Waugh’s descriptive abilities in capturing Rossetti’s art are a highlight, especially when the prose is enlivened by snarky wit:

These other things have to be sought out, the great swirl of gold and white, prolonged and accentuated by the folds of the dress, stands out from the picture as though at some yards’ distance from the rest of the body, like the partially deflated envelope of an airship designed by some tipsy maharajah….

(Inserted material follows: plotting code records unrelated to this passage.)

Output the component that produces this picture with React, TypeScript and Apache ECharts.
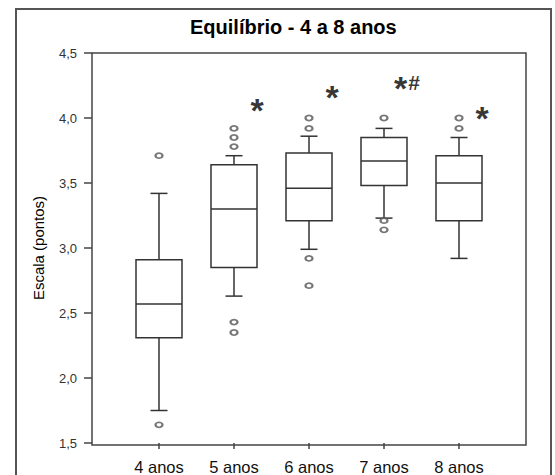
import React, { useEffect, useRef } from "react";
import * as echarts from "echarts";

const categories = ["4 anos", "5 anos", "6 anos", "7 anos", "8 anos"];
const whiskerLow = [1.75, 2.63, 2.99, 3.23, 2.92];
const q1 = [2.31, 2.85, 3.21, 3.48, 3.21];
const median = [2.57, 3.3, 3.46, 3.67, 3.5];
const q3 = [2.91, 3.64, 3.73, 3.85, 3.71];
const whiskerHigh = [3.42, 3.71, 3.86, 3.92, 3.85];
const outliers: [number, number][] = [
  [0, 3.71], [0, 1.64],
  [1, 3.92], [1, 3.85], [1, 3.78], [1, 2.43], [1, 2.35],
  [2, 4.0], [2, 3.92], [2, 2.92], [2, 2.71],
  [3, 4.0], [3, 3.21], [3, 3.14],
  [4, 4.0], [4, 3.92],
];
const annotationText = ["", "*", "*", "*#", "*"];
const annotationValue = [0, 4.1, 4.2, 4.27, 4.04];
const yTicks = { min: 1.5, max: 4.5, interval: 0.5 };

export default function App() {
  const ref = useRef<HTMLDivElement>(null);
  useEffect(() => {
    if (!ref.current) return;
    const chart = echarts.init(ref.current, null, { renderer: "svg" });
    const boxData = categories.map((_, i) => [i, whiskerLow[i], q1[i], median[i], q3[i], whiskerHigh[i]]);
    const annData = categories
      .map((_, i) => ({ i, t: annotationText[i], v: annotationValue[i] }))
      .filter((d) => d.t !== "")
      .map((d) => ({ value: [d.i, d.v], name: d.t }));
    const lineColor = "#333";
    chart.setOption({
      animation: false,
      title: {
        text: "Equilíbrio - 4 a 8 anos",
        left: 185,
        top: 12,
        textStyle: { fontFamily: "Liberation Sans", fontSize: 20, fontWeight: "bold", color: "#000" },
      },
      grid: { left: 121.5, right: 58.5, top: 53, bottom: 30 },
      xAxis: {
        type: "category",
        data: categories,
        axisLine: { show: false },
        axisTick: { show: true, alignWithLabel: true, length: 6, lineStyle: { color: "#444", width: 1.5 } },
        axisLabel: { fontFamily: "Liberation Sans", fontSize: 16.5, color: "#111", margin: 15 },
        splitLine: { show: false },
      },
      yAxis: {
        type: "value",
        min: yTicks.min,
        max: yTicks.max,
        interval: yTicks.interval,
        offset: 29.5,
        name: "Escala (pontos)",
        nameLocation: "middle",
        nameRotate: 90,
        nameGap: 46,
        nameTextStyle: { fontFamily: "Liberation Sans", fontSize: 15, color: "#000" },
        axisLine: { show: false },
        axisTick: { show: true, length: 8, lineStyle: { color: "#444", width: 1.5 } },
        axisLabel: {
          fontFamily: "Liberation Sans",
          fontSize: 13,
          color: "#333",
          margin: 15,
          formatter: (v: number) => v.toFixed(1).replace(".", ","),
        },
        splitLine: { show: false },
      },
      graphic: [
        {
          type: "polyline",
          shape: { points: [[16, 476], [16, 9], [551, 9], [551, 476]] },
          style: { fill: "none", stroke: "#555", lineWidth: 2 },
          silent: true,
        },
        {
          type: "rect",
          shape: { x: 92, y: 53, width: 434, height: 392 },
          style: { fill: "none", stroke: "#444", lineWidth: 1.5 },
          silent: true,
        },
      ],
      series: [
        {
          type: "custom",
          data: boxData,
          renderItem: (params: any, api: any) => {
            const x = api.value(0);
            const lo = api.coord([x, api.value(1)]);
            const b1 = api.coord([x, api.value(2)]);
            const md = api.coord([x, api.value(3)]);
            const b3 = api.coord([x, api.value(4)]);
            const hi = api.coord([x, api.value(5)]);
            const cx = lo[0];
            const hw = 23;
            const cw = 8.5;
            const st = { stroke: lineColor, lineWidth: 1.5, fill: "none" };
            return {
              type: "group",
              children: [
                { type: "line", shape: { x1: cx, y1: hi[1], x2: cx, y2: b3[1] }, style: st },
                { type: "line", shape: { x1: cx, y1: b1[1], x2: cx, y2: lo[1] }, style: st },
                { type: "line", shape: { x1: cx - cw, y1: hi[1], x2: cx + cw, y2: hi[1] }, style: st },
                { type: "line", shape: { x1: cx - cw, y1: lo[1], x2: cx + cw, y2: lo[1] }, style: st },
                { type: "rect", shape: { x: cx - hw, y: b3[1], width: hw * 2, height: b1[1] - b3[1] }, style: { stroke: lineColor, lineWidth: 1.5, fill: "#fff" } },
                { type: "line", shape: { x1: cx - hw, y1: md[1], x2: cx + hw, y2: md[1] }, style: st },
              ],
            };
          },
        },
        {
          type: "scatter",
          data: outliers,
          symbol: "emptyCircle",
          symbolSize: [7, 5],
          z: 5,
          itemStyle: { color: "#555", borderColor: "#555", borderWidth: 1 },
        },
        {
          type: "scatter",
          data: annData,
          symbolSize: 0,
          itemStyle: { color: "transparent" },
          label: {
            show: true,
            position: "inside",
            offset: [23, 5],
            formatter: (p: any) => (p.name === "*#" ? "{a|*}{b|#}" : "{a|*}"),
            rich: {
              a: { fontFamily: "Liberation Sans", fontSize: 34, fontWeight: "bold", color: "#000" },
              b: { fontFamily: "Liberation Sans", fontSize: 21, fontWeight: "bold", color: "#000", verticalAlign: "top", padding: [1, 0, 0, 1] },
            },
          },
        },
      ],
    });
    return () => chart.dispose();
  }, []);
  return <div ref={ref} style={{ width: 555, height: 475, position: "absolute", left: 0, top: 0 }} />;
}
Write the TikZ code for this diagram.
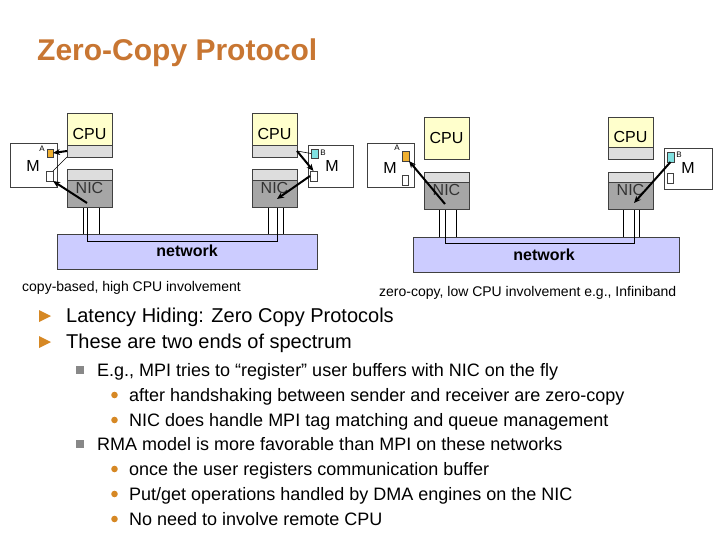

Waugh on this Rossetti painting of Elizabeth Siddal: "You can if you are so disposed dismiss with a clear conscience half at least of Rossetti's work as artistically negligible, you can go further and denounce his whole reputation as a fraud, but as long as Beata Beatrix stands in the Tate Gallery there is a problem to be faced."
Image from https://www.amazon.com/TopVintagePosters-BEATRIX-ALIGHIERIS-ROSSETTI-REPRODUCTION/dp/B0BV3G6XPM

Anyone who has painted at all in oil colours knows the heart-breaking way in which apparently vivid colours on the palette become muddy and toneless on the canvas. If they wish to, very few people could rival the brilliance of the scintillation that this picture shows. It is instructive on a student day to glance at some of the attempts to copy it.

Despite some wry touches here and there, the Waugh who wrote Rossetti was far more serious than the one who burst onto the scene later the same year with Decline And Fall, and even more different than the one who emerged a few years later. He writes critically here of Rossetti’s Catholic influence, “the taint of Popery,” which of course is not the sort of thing the converted Catholic Waugh would have said a few years on.

There is an element of censure in Waugh’s biography; he opens it by reflecting on Rossetti’s “turgid and perverse genius” and later concludes that “he lacked the moral stability of a great artist.” But for the most part Waugh’s book is an appreciation for an artist who rose above the norms, from an artist who would strive to do the same in his own life.

Rossetti is not a first choice for learning about Rossetti, nor the best way to begin discovering the joy of Waugh. Still, I enjoyed reading it the more I got into it, and think it captures well the spirits of distant times.